Comparing FFT-based audio compression with other techniques, each has its strengths and weaknesses. Non-compression or lossless compression techniques, such as Pulse Code Modulation (PCM) and FLAC, preserve the full quality of the original audio but require more storage space and bandwidth. Other lossy compression techniques, such as MP3 and AAC, which also use forms of FFT, are more efficient in terms of storage and transmission but compromise on audio quality to various degrees. The FFT algorithm offers a balance, providing sufficient audio quality for most purposes while significantly reducing data size.
Conclusion
Overall, the Fast Fourier Transform (FFT) is a critical component of modern digital signal processing that has revolutionized numerous sectors, including telecommunications, audio technology, and defense systems. This powerful algorithm has changed the landscape of digital audio, offering a more efficient solution for transforming time-domain signals into the frequency domain, ultimately paving the way for highly efficient audio compression techniques. The FFT's ability to strike a balance between audio quality and storage needs has made it the backbone of audio compression. Its continual refinement and improvement are evidence of its enduring relevance in a world that is increasingly dependent on digital technologies. From facilitating online streaming services to being a key player in the 5G revolution, the FFT's impact is wide-ranging and profound.

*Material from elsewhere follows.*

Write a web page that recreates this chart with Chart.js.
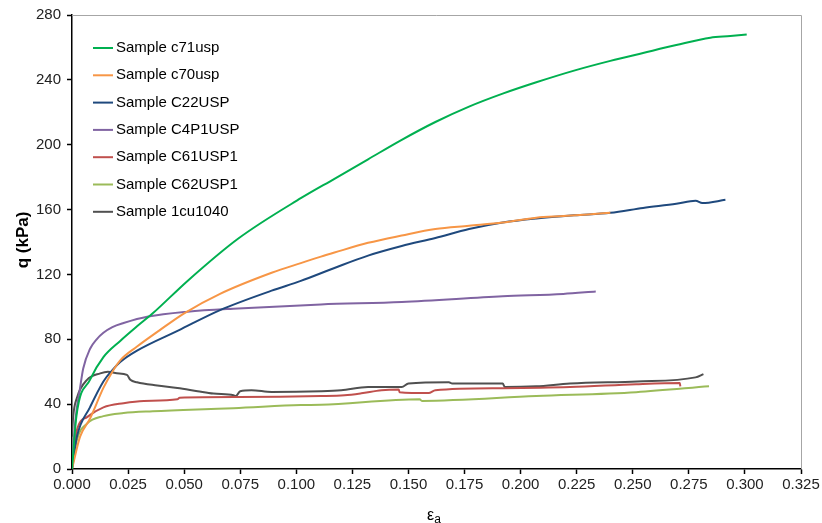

While the FFT has its limitations and is not always the optimal choice in every situation, its versatility and computational efficiency make it a robust solution in a broad spectrum of applications. As our understanding and technology continue to advance, it is likely that we will continue to find new and innovative uses for this remarkable algorithm. Despite its inception over half a century ago, the FFT continues to have a substantial impact on our lives, often in ways that are not immediately obvious. As we move further into the digital age, the FFT's importance will only continue to grow. It serves as a testament to the transformative power of mathematical algorithms in shaping the world we live in today and the future.